Studio album by Julien Doré
- Released: 16 June 2008
- Label: Sony BMG

Julien Doré chronology
|  | Ersatz (2008) | Bichon (2011) |

= Ersatz (album) =

Ersatz is the debut album by French singer Julien Doré, winner of the fifth season of the television show Nouvelle Star. The album was released worldwide on 16 June 2008 on Sony BMG. It entered the French charts at number 2 and stayed in the top 200 for almost two years.

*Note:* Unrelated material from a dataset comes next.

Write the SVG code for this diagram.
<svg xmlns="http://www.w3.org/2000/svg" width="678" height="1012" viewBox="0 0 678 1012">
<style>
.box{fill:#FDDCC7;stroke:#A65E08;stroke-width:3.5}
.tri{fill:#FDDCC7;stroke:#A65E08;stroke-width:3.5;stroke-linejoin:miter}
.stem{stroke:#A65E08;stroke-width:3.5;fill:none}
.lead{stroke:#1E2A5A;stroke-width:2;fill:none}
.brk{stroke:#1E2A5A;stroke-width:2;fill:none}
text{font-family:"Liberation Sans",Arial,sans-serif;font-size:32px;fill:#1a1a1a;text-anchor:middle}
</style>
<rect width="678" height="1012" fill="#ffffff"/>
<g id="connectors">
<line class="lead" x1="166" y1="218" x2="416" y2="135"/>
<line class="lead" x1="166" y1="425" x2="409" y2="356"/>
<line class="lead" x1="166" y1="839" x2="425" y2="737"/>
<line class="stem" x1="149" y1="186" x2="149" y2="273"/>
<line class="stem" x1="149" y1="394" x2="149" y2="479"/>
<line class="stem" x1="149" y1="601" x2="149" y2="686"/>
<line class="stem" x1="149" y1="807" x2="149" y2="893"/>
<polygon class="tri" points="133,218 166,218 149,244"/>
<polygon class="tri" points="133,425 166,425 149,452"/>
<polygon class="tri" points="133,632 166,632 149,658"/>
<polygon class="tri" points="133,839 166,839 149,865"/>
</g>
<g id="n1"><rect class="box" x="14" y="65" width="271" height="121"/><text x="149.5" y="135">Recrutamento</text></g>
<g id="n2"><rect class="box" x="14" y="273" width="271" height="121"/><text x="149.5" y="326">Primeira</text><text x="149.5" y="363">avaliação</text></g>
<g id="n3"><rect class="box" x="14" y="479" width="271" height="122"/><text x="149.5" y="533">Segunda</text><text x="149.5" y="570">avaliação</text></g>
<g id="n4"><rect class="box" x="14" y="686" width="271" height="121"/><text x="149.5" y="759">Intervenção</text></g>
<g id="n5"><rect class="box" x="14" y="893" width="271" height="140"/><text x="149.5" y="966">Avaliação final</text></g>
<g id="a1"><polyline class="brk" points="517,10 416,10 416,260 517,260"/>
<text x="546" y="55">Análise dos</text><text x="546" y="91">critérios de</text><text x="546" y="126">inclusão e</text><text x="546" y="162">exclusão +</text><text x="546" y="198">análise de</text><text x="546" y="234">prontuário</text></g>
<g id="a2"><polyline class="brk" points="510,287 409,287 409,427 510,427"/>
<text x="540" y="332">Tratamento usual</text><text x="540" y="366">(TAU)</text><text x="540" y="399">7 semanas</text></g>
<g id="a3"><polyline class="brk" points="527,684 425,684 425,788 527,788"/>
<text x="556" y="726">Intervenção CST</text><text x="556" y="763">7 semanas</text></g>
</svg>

Tracks 1 and 5 were written by Mark Daumail of Cocoon and featured Cocoon's other half, Morgan Imbeaud. The final track featured a duo with veteran Belgian rocker Arno.

==Track listing==

| No. | Title | Writer(s) | Length |
|---|---|---|---|
| 1. | "Acacia" (with Morgane Imbeaud) | M. Imbeaud & Marc Daumail | 3:05 |
| 2. | "Les Bords de mer" | J. Doré | 3:38 |
| 3. | "Les Limites" | David Scrima | 2:20 |
| 4. | "Bouche Pute" | J. Doré | 4:53 |
| 5. | "Figures imposées" (with Morgane Imbeaud) | M. Imbeaud, M. Daumail | 3:11 |
| 6. | "Dans tes rêves" | D. Scrima | 1:46 |
| 7. | "Pudding morphina" | J. Doré | 3:47 |
| 8. | "Piano Lys" | J. Doré | 3:21 |
| 9. | "Soirées parisiennes" | Babx | 3:07 |
| 10. | "J'aime pas" | Salo | 4:15 |
| 11. | "First Lady" | Babx | 3:35 |
| 12. | "SS in Uruguay" | S. Gainsbourg | 2:12 |
| 13. | "Los Angeles" | J. Doré | 2:23 |
| 14. | "De mots" (duo with Arno) | Arno Hintjens/Guillaume De Molina, J. Doré | 4:02 |

==Singles released==
1. "Les Limites" (2008)
2. "Figures Imposées" (2008)

==Charts==

Chart performance for Ersatz
| Chart (2008) | Peak position |
|---|---|
| Belgian Albums (Ultratop Wallonia) | 2 |
| French Albums (SNEP) | 2 |
| Swiss Albums (Schweizer Hitparade) | 4 |

==Certifications==

Certifications for Ersatz
| Region | Certification | Certified units/sales |
| France (SNEP) | Gold | 75,000^{*} |
^{*} Sales figures based on certification alone.